Intuitive Machines, the Texas company that returned America to the Moon last year, aims to make a repeat appearance, this time delivering the first cell service to the lunar surface in addition to helping find resources.

With two separate private lunar missions on the way right now, Intuitive Machines will become the third en route with the launch of its Nova-C lander, named Athena, to the Moon on Wednesday.

The Houston-based company made history last year when its first Nova-C lander touched down on the Moon, marking the first U.S. landing since Apollo 17 in 1972 and the first private lunar arrival.

SpaceX and Intuitive Machines are targeting liftoff from NASA’s Kennedy Space Center in Florida at 7:16 p.m. ET.

NASA is among the customers with payloads on Athena but is also launching a ride-sharing mission on the SpaceX rocket, known as Lunar Trailblazer, a spacecraft that will map water ice on the Moon. 

NASA will begin live launch coverage at 6:30 p.m. ET. 

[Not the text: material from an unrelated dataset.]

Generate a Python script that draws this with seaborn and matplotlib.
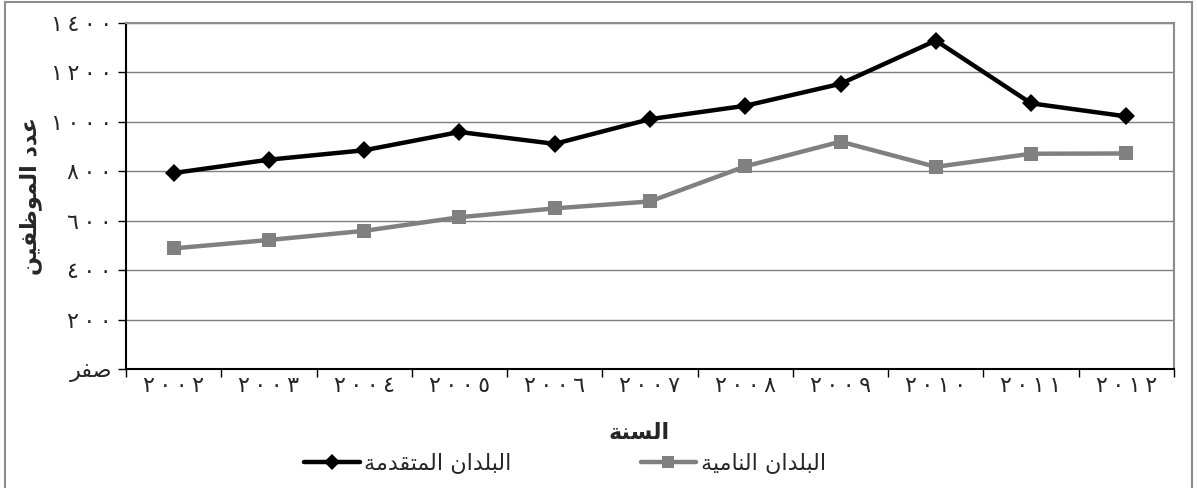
import matplotlib
matplotlib.use("Agg")
import matplotlib.pyplot as plt
from matplotlib.patches import Rectangle
from matplotlib.lines import Line2D
import numpy as np
import pandas as pd
import seaborn as sns

# ---- data -------------------------------------------------------------
years = ["٢٠٠٢", "٢٠٠٣", "٢٠٠٤", "٢٠٠٥", "٢٠٠٦", "٢٠٠٧",
         "٢٠٠٨", "٢٠٠٩", "٢٠١٠", "٢٠١١", "٢٠١٢"]
advanced = [793, 847, 885, 959, 911, 1011, 1065, 1154, 1329, 1075, 1022]
developing = [488, 522, 559, 614, 650, 678, 820, 920, 818, 871, 872]
series_names = ["البلدان المتقدمة", "البلدان النامية"]
y_ticks = [0, 200, 400, 600, 800, 1000, 1200, 1400]
y_tick_labels = ["صفر", "٢٠٠", "٤٠٠", "٦٠٠", "٨٠٠", "١٠٠٠", "١٢٠٠", "١٤٠٠"]
x_title = "السنة"
y_title = "عدد الموظفين"

# ---- minimal Arabic shaping (presentation forms + visual order) --------
# letter: (isolated, final, initial, medial); None = does not join forward
FORMS = {
    "ا": ("\uFE8D", "\uFE8E", None, None),
    "ب": ("\uFE8F", "\uFE90", "\uFE91", "\uFE92"),
    "ة": ("\uFE93", "\uFE94", None, None),
    "ت": ("\uFE95", "\uFE96", "\uFE97", "\uFE98"),
    "د": ("\uFEA9", "\uFEAA", None, None),
    "ر": ("\uFEAD", "\uFEAE", None, None),
    "س": ("\uFEB1", "\uFEB2", "\uFEB3", "\uFEB4"),
    "ص": ("\uFEB9", "\uFEBA", "\uFEBB", "\uFEBC"),
    "ظ": ("\uFEC5", "\uFEC6", "\uFEC7", "\uFEC8"),
    "ع": ("\uFEC9", "\uFECA", "\uFECB", "\uFECC"),
    "ف": ("\uFED1", "\uFED2", "\uFED3", "\uFED4"),
    "ق": ("\uFED5", "\uFED6", "\uFED7", "\uFED8"),
    "ل": ("\uFEDD", "\uFEDE", "\uFEDF", "\uFEE0"),
    "م": ("\uFEE1", "\uFEE2", "\uFEE3", "\uFEE4"),
    "ن": ("\uFEE5", "\uFEE6", "\uFEE7", "\uFEE8"),
    "و": ("\uFEED", "\uFEEE", None, None),
    "ي": ("\uFEF1", "\uFEF2", "\uFEF3", "\uFEF4"),
}


def shape(text):
    chars = list(text)
    out = []
    for i, c in enumerate(chars):
        if c not in FORMS:
            out.append(c)
            continue
        iso, fin, ini, med = FORMS[c]
        prev = chars[i - 1] if i > 0 else None
        nxt = chars[i + 1] if i + 1 < len(chars) else None
        join_prev = prev in FORMS and FORMS[prev][2] is not None
        join_next = ini is not None and nxt in FORMS
        if join_prev and join_next:
            out.append(med)
        elif join_prev:
            out.append(fin)
        elif join_next:
            out.append(ini)
        else:
            out.append(iso)
    if any(c in FORMS for c in chars):
        return "".join(reversed(out))
    return "".join(out)


def spaced(num):
    # Arabic-Indic numerals drawn with a little air between the digits
    return "\u2009".join(num)


def label(t):
    return shape(t) if any(c in FORMS for c in t) else spaced(t)


# ---- figure -----------------------------------------------------------
sns.set_theme(style="white")
plt.rcParams["font.family"] = ["DejaVu Sans"]

W, H = 1197, 488
fig = plt.figure(figsize=(W / 100, H / 100), dpi=100)
ax = fig.add_axes([126 / W, 1 - 369 / H, (1174 - 126) / W, (369 - 23) / H])

df = pd.DataFrame({
    "pos": list(range(len(years))) * 2,
    "value": advanced + developing,
    "series": [series_names[0]] * len(years) + [series_names[1]] * len(years),
})

palette = {series_names[0]: "#000000", series_names[1]: "#808080"}
markers = {series_names[0]: "D", series_names[1]: "s"}
sizes = {series_names[0]: 9, series_names[1]: 10}

for name in series_names:
    sub = df[df["series"] == name]
    sns.lineplot(data=sub, x="pos", y="value", ax=ax, color=palette[name],
                 linewidth=3.2, marker=markers[name], markersize=sizes[name],
                 markeredgewidth=0, legend=False, zorder=3)

ax.set_xlim(-0.5, len(years) - 0.5)
ax.set_ylim(0, 1400)

# horizontal gridlines
ax.set_yticks(y_ticks)
ax.set_yticklabels([label(t) for t in y_tick_labels], fontsize=16)
ax.yaxis.grid(True, color="#7f7f7f", linewidth=1.0)
ax.xaxis.grid(False)
ax.set_axisbelow(True)

# category labels centred, tick marks on category boundaries
ax.set_xticks(range(len(years)))
ax.set_xticklabels([label(y) for y in years], fontsize=16)
ax.set_xticks(np.arange(-0.5, len(years), 1.0), minor=True)
ax.tick_params(axis="x", which="major", length=0, pad=5)
ax.tick_params(axis="x", which="minor", length=6, width=1, color="black",
               direction="out", bottom=True)
ax.tick_params(axis="y", length=6, width=1, color="black", direction="out",
               left=True, pad=4)

for side in ("left", "bottom"):
    ax.spines[side].set_color("black")
    ax.spines[side].set_linewidth(1.5)
for side in ("top", "right"):
    ax.spines[side].set_color("#8c8c8c")
    ax.spines[side].set_linewidth(1.5)

ax.set_xlabel(shape(x_title), fontsize=16, fontweight="bold")
ax.xaxis.set_label_coords(0.49, -0.155)
ax.set_ylabel(shape(y_title), fontsize=16, fontweight="bold")
ax.yaxis.set_label_coords(-0.08, 0.5)

# legend below the axis title
handles = [
    Line2D([], [], color=palette[n], linewidth=3.2, marker=markers[n],
           markersize=sizes[n] * 0.85, markeredgewidth=0)
    for n in series_names
]
fig.legend(handles, [shape(n) for n in series_names], ncol=2,
           loc="center", bbox_to_anchor=(565 / W, 1 - 463 / H),
           frameon=False, fontsize=16, handlelength=2.5, handletextpad=0.2,
           columnspacing=5.8)

# outer chart border
fig.patches.append(Rectangle((5 / W, -0.02), (1192 - 5) / W, 1.02 - 2 / H,
                             transform=fig.transFigure, fill=False,
                             edgecolor="#8c8c8c", linewidth=1.5))

fig.savefig("out.png", dpi=100)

Weather conditions for liftoff are more than 95% favorable, according to forecasters with the U.S. Space Force.

The IM-2 mission is part of NASA’s Commercial Lunar Payload Services (CLPS) program and contains science investigations for NASA, along with Lonestar Data Holdings, Columbia Sportswear, Nokia, Lunar Outpost, Puli Space, Dymon Co. Ltd. and the German Aerospace Center. 

Athena will mark the fourth CLPS mission to launch in as many years, and another with Astrobotic will launch later this year. 

Athena will be the first mission to test mining resources on the Moon.

It will use a drill to collect and examine lunar soil for organic materials. 

4G network on the moon?

If Intuitive Machines sticks another landing, it will help test the first cellular network on the Moon.

Nokia’s Bell Labs’s Lunar Surface Communication System (LSCS) is a “network in a box” designed to operate on the lunar South Pole.

Two Moon vehicles will be deployed to test the 4G network: Intuitive Machines’ Micro-Nova Hopper named “Grace” and Lunar Outpost’s Mobile Autonomous Prospecting Platform (MAPP) rover.

Both vehicles will use the LSCS to communicate with Athena on the Moon, even when Grace descends into the permanently shadowed craters of the Moon.

Nokia and Intuitive Machines hope to transmit photos and video, potentially of the first image of ice on the Moon, back to Athena through the lunar cellular network.

When NASA’s Artemis astronauts land on the Moon in the next few years, their spacesuits will use similar Nokia cellular technology.

Wednesday’s launch sets up the U.S. for two lunar landings in under a week.

On Sunday, Firefly Aerospace’s Blue Ghost lander is scheduled to land on the near-side of the Moon.

Four days later, Intuitive Machine’s Athena will come in for landing on the lunar South Pole.